Records with drawing code
═══
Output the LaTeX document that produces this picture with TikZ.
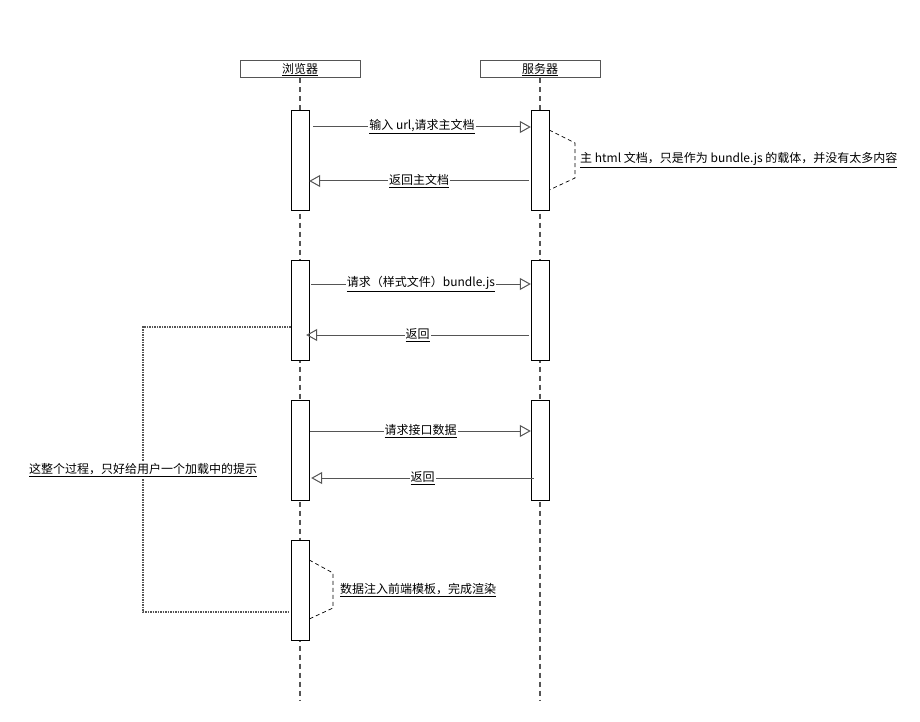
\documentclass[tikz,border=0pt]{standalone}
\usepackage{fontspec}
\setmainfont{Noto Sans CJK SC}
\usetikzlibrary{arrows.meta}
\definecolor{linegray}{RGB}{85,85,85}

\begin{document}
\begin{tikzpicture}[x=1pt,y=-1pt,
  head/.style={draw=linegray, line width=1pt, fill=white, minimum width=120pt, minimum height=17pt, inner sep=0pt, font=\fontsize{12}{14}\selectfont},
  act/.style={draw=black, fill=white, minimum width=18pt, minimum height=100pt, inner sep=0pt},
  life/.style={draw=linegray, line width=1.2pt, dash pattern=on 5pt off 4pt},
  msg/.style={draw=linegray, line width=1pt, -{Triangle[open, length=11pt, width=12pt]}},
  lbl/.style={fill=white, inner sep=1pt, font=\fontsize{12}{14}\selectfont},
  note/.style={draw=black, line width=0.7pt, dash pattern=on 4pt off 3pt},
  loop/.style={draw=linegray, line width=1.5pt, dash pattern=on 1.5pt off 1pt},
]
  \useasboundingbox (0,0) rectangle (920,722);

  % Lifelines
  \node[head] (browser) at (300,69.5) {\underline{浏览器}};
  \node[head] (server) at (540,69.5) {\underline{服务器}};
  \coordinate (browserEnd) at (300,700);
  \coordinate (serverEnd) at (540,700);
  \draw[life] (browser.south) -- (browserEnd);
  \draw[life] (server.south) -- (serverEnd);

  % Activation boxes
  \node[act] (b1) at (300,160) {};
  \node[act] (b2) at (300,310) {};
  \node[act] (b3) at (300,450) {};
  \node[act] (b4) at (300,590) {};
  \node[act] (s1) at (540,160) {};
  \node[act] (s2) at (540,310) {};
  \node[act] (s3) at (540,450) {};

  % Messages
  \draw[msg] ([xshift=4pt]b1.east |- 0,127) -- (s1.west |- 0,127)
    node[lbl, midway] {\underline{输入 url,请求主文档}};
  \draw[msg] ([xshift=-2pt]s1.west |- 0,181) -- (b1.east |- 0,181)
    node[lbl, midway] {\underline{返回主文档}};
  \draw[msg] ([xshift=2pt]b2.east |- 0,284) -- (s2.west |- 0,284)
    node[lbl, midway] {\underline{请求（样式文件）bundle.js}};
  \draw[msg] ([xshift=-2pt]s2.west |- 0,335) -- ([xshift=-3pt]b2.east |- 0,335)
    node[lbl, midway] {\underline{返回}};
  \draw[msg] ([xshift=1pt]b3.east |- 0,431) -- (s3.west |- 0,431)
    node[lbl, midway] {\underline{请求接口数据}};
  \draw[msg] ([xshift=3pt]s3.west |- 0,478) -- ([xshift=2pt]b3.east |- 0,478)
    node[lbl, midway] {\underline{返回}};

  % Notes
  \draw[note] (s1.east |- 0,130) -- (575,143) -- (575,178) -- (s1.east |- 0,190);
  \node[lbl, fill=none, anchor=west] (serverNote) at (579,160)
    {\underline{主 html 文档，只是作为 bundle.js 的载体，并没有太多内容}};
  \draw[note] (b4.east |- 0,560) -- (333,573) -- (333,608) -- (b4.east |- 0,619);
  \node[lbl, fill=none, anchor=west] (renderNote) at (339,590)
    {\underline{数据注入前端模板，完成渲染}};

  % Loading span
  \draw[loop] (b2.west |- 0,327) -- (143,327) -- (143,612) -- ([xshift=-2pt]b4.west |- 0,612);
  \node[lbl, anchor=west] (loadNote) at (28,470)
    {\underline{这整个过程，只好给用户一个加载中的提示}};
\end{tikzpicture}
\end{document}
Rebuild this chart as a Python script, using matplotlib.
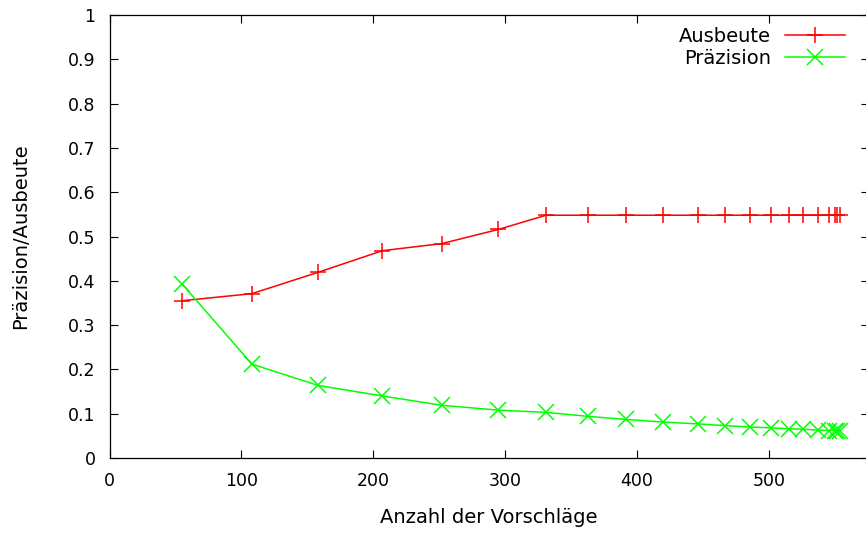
═══
__Task__
Quote the material in full and exactly; do not carry over its pictures.

__Correct answer__
Output the LaTeX document that produces this picture with TikZ.
\documentclass[tikz,border=0pt]{standalone}
\usepackage{fontspec}
\setmainfont{Noto Sans CJK SC}
\usetikzlibrary{arrows.meta}
\definecolor{linegray}{RGB}{85,85,85}

\begin{document}
\begin{tikzpicture}[x=1pt,y=-1pt,
  head/.style={draw=linegray, line width=1pt, fill=white, minimum width=120pt, minimum height=17pt, inner sep=0pt, font=\fontsize{12}{14}\selectfont},
  act/.style={draw=black, fill=white, minimum width=18pt, minimum height=100pt, inner sep=0pt},
  life/.style={draw=linegray, line width=1.2pt, dash pattern=on 5pt off 4pt},
  msg/.style={draw=linegray, line width=1pt, -{Triangle[open, length=11pt, width=12pt]}},
  lbl/.style={fill=white, inner sep=1pt, font=\fontsize{12}{14}\selectfont},
  note/.style={draw=black, line width=0.7pt, dash pattern=on 4pt off 3pt},
  loop/.style={draw=linegray, line width=1.5pt, dash pattern=on 1.5pt off 1pt},
]
  \useasboundingbox (0,0) rectangle (920,722);

  % Lifelines
  \node[head] (browser) at (300,69.5) {\underline{浏览器}};
  \node[head] (server) at (540,69.5) {\underline{服务器}};
  \coordinate (browserEnd) at (300,700);
  \coordinate (serverEnd) at (540,700);
  \draw[life] (browser.south) -- (browserEnd);
  \draw[life] (server.south) -- (serverEnd);

  % Activation boxes
  \node[act] (b1) at (300,160) {};
  \node[act] (b2) at (300,310) {};
  \node[act] (b3) at (300,450) {};
  \node[act] (b4) at (300,590) {};
  \node[act] (s1) at (540,160) {};
  \node[act] (s2) at (540,310) {};
  \node[act] (s3) at (540,450) {};

  % Messages
  \draw[msg] ([xshift=4pt]b1.east |- 0,127) -- (s1.west |- 0,127)
    node[lbl, midway] {\underline{输入 url,请求主文档}};
  \draw[msg] ([xshift=-2pt]s1.west |- 0,181) -- (b1.east |- 0,181)
    node[lbl, midway] {\underline{返回主文档}};
  \draw[msg] ([xshift=2pt]b2.east |- 0,284) -- (s2.west |- 0,284)
    node[lbl, midway] {\underline{请求（样式文件）bundle.js}};
  \draw[msg] ([xshift=-2pt]s2.west |- 0,335) -- ([xshift=-3pt]b2.east |- 0,335)
    node[lbl, midway] {\underline{返回}};
  \draw[msg] ([xshift=1pt]b3.east |- 0,431) -- (s3.west |- 0,431)
    node[lbl, midway] {\underline{请求接口数据}};
  \draw[msg] ([xshift=3pt]s3.west |- 0,478) -- ([xshift=2pt]b3.east |- 0,478)
    node[lbl, midway] {\underline{返回}};

  % Notes
  \draw[note] (s1.east |- 0,130) -- (575,143) -- (575,178) -- (s1.east |- 0,190);
  \node[lbl, fill=none, anchor=west] (serverNote) at (579,160)
    {\underline{主 html 文档，只是作为 bundle.js 的载体，并没有太多内容}};
  \draw[note] (b4.east |- 0,560) -- (333,573) -- (333,608) -- (b4.east |- 0,619);
  \node[lbl, fill=none, anchor=west] (renderNote) at (339,590)
    {\underline{数据注入前端模板，完成渲染}};

  % Loading span
  \draw[loop] (b2.west |- 0,327) -- (143,327) -- (143,612) -- ([xshift=-2pt]b4.west |- 0,612);
  \node[lbl, anchor=west] (loadNote) at (28,470)
    {\underline{这整个过程，只好给用户一个加载中的提示}};
\end{tikzpicture}
\end{document}
Rebuild this chart as a Python script, using matplotlib.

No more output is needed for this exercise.